Do-it-yourself wills have been popular for many years. In theory they are simple and cheap. You can get one for a couple of pounds and all you do is fill in the gaps. You avoid a trip to the solicitor - and the legal costs.

The do-it-yourself wills come with explanatory notes. The current pack from WH Smith costs pounds 4.25. It includes comprehensive guidance notes on the formalities involved.

However, if you bought a will from the high street chain between October 1977 and March 1983 the notes had a serious flaw.

They omitted to tell you that the husband or wife of a beneficiary - a person who inherits under a will - should not be a witness to it.

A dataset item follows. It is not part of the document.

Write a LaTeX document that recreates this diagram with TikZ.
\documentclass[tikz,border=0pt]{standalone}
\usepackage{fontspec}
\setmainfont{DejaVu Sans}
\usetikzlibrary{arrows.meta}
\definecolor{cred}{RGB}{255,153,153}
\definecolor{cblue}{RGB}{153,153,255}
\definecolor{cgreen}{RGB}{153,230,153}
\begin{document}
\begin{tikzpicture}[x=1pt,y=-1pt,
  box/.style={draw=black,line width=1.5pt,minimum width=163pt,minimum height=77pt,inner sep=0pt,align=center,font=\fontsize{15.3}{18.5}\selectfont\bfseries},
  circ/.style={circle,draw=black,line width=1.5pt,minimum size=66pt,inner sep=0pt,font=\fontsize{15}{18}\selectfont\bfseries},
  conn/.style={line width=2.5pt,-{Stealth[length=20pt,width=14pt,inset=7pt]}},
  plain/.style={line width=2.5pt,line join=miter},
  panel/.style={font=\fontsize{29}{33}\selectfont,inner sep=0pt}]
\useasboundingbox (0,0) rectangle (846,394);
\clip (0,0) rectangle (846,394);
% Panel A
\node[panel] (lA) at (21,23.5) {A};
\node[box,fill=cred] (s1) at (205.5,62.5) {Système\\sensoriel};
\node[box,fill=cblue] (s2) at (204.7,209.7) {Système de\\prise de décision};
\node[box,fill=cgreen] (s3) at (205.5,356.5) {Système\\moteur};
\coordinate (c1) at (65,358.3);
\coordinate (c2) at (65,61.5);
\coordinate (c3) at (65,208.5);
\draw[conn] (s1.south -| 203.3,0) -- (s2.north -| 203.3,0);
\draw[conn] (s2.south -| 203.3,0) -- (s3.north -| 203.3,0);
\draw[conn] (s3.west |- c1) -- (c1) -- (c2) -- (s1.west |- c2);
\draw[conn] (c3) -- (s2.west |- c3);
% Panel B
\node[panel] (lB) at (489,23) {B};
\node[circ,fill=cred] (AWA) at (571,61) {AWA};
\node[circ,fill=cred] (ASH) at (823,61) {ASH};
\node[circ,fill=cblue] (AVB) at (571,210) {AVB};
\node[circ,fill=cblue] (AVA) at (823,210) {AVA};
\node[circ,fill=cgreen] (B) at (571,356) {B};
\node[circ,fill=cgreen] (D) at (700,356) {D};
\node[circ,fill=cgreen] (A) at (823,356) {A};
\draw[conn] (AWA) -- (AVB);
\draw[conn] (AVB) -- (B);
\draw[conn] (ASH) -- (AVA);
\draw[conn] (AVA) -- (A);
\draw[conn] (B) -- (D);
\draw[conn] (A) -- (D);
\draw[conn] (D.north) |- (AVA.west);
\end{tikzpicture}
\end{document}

Otherwise, the gift is invalid and the spouse gets nothing.

WH Smith has issued a warning notice about the will forms - if you think your will may be wrong, make a new one and destroy the other. The shop will give you a new form free if you bring in the old one.

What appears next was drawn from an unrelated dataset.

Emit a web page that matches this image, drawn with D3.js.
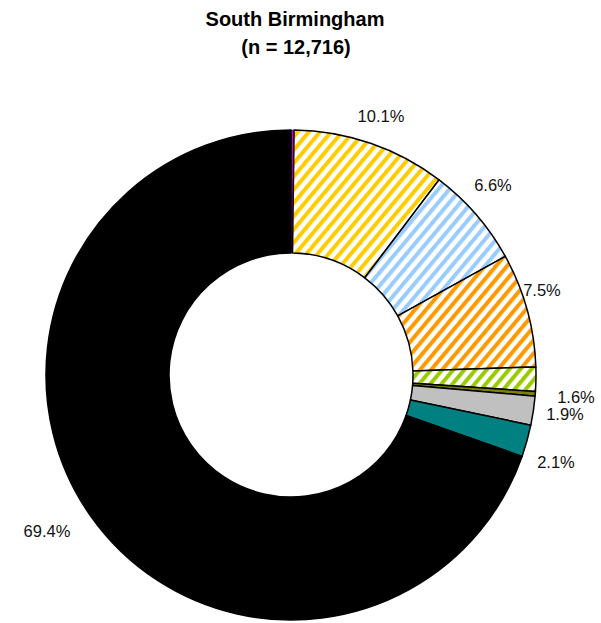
<!DOCTYPE html>
<html><head><meta charset="utf-8">
<script src="https://cdn.jsdelivr.net/npm/d3@7"></script>
<style>body{margin:0;background:#fff}</style>
</head><body>
<svg id="c" width="601" height="623"></svg>
<script>
const categories = ["Purple","Yellow","Light blue","Orange","Green","Olive","Gray","Teal","Black"];
const values = [0.2, 10.1, 6.6, 7.5, 1.6, 0.3, 1.9, 2.1, 69.4];
const labels = ["", "10.1%", "6.6%", "7.5%", "1.6%", "", "1.9%", "2.1%", "69.4%"];
const colors = ["#cc00cc","#ffcc00","#99ccff","#ff9900","#99cc00","#808000","#c0c0c0","#008080","#000000"];
const hatched = [false,true,true,true,true,false,false,false,false];
const labelPos = [null,[381,116],[493,185],[542,290],[576,397],null,[565,414],[556,462],[47,531]];

const svg = d3.select("#c");
const defs = svg.append("defs");
colors.forEach((c,i)=>{
  if(!hatched[i]) return;
  const p = defs.append("pattern").attr("id","h"+i).attr("patternUnits","userSpaceOnUse")
    .attr("width",8.5).attr("height",8.5).attr("patternTransform","rotate(40)");
  p.append("rect").attr("width",8.5).attr("height",8.5).attr("fill","#fff");
  p.append("rect").attr("width",4).attr("height",8.5).attr("fill",c);
});

const font = "'Liberation Sans', Arial, Helvetica, sans-serif";
svg.append("text").attr("x",295).attr("y",26).attr("text-anchor","middle")
  .attr("font-family",font).attr("font-weight","bold").attr("font-size",20).text("South Birmingham");
svg.append("text").attr("x",296).attr("y",54).attr("text-anchor","middle")
  .attr("font-family",font).attr("font-weight","bold").attr("font-size",20).text("(n = 12,716)");

const cx=291, cy=375, R=245, r=122;
const pie = d3.pie().sort(null).value(d=>d);
const arc = d3.arc().innerRadius(r).outerRadius(R);
const g = svg.append("g").attr("transform",`translate(${cx},${cy})`);
g.selectAll("path").data(pie(values)).join("path")
  .attr("d",arc)
  .attr("fill",(d,i)=>hatched[i]?`url(#h${i})`:colors[i])
  .attr("stroke","#000").attr("stroke-width",(d,i)=>i===0?0.3:1.5).attr("stroke-linejoin","round");

svg.selectAll("text.lbl").data(labels.map((l,i)=>({l,p:labelPos[i]})).filter(d=>d.l))
  .join("text").attr("class","lbl")
  .attr("x",d=>d.p[0]).attr("y",d=>d.p[1]+6).attr("text-anchor","middle")
  .attr("font-family",font).attr("font-size",16.5).attr("fill","#111")
  .text(d=>d.l);
</script>
</body></html>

The retailer is at pains to point out that 'in no circumstances will our staff read your will'.

A spokesman said the notices had been in the shops for some years. I have been into my local branch in Surrey literally hundreds of times over the past 10 years and I had never seen it until this week.

You need the eyes of a hawk to spot it. The notice is very small, 15cm square. It was stuck on a glass cabinet with other notices including one about solvent abuse.

I was waiting in a queue right opposite it, but it was a chance in a million I spotted it. When I did the staff were extremely helpful. But I wonder how many people who have made wills during the relevant period have seen it.

A spokesman for WH Smith said: 'I have spoken to our Holborn Circus branch (in London).

'The manager has been there eight years and not one single person has brought one back.'

That could mean no one got his or her will wrong. On the other hand, perhaps no one spotted the warning.

The Smith will pack does have a disclaimer. No liability is accepted for any financial loss, personal distress or disappointment.

WH Smith says that the warning in the stores was not the result of anyone having a problem with their will. 'The omission was something we discovered ourselves when we were revamping them,' a spokesman said.

In theory, do-it-yourself wills look a tempting prospect. In practice, solicitors often joke that they make more money sorting out the problems left behind by home-made wills than the fees charged for drawing up a will in the first place.

For the sake of about pounds 50, the cost of a straightforward will, it is far better to let a solicitor do it for you.

This week the charity Age Concern has launched a postal will-writing service, operated by an independent solicitor and open to people of all ages. The cost is pounds 45 for a single will and pounds 65 for mirror wills - the same will for husband and wife.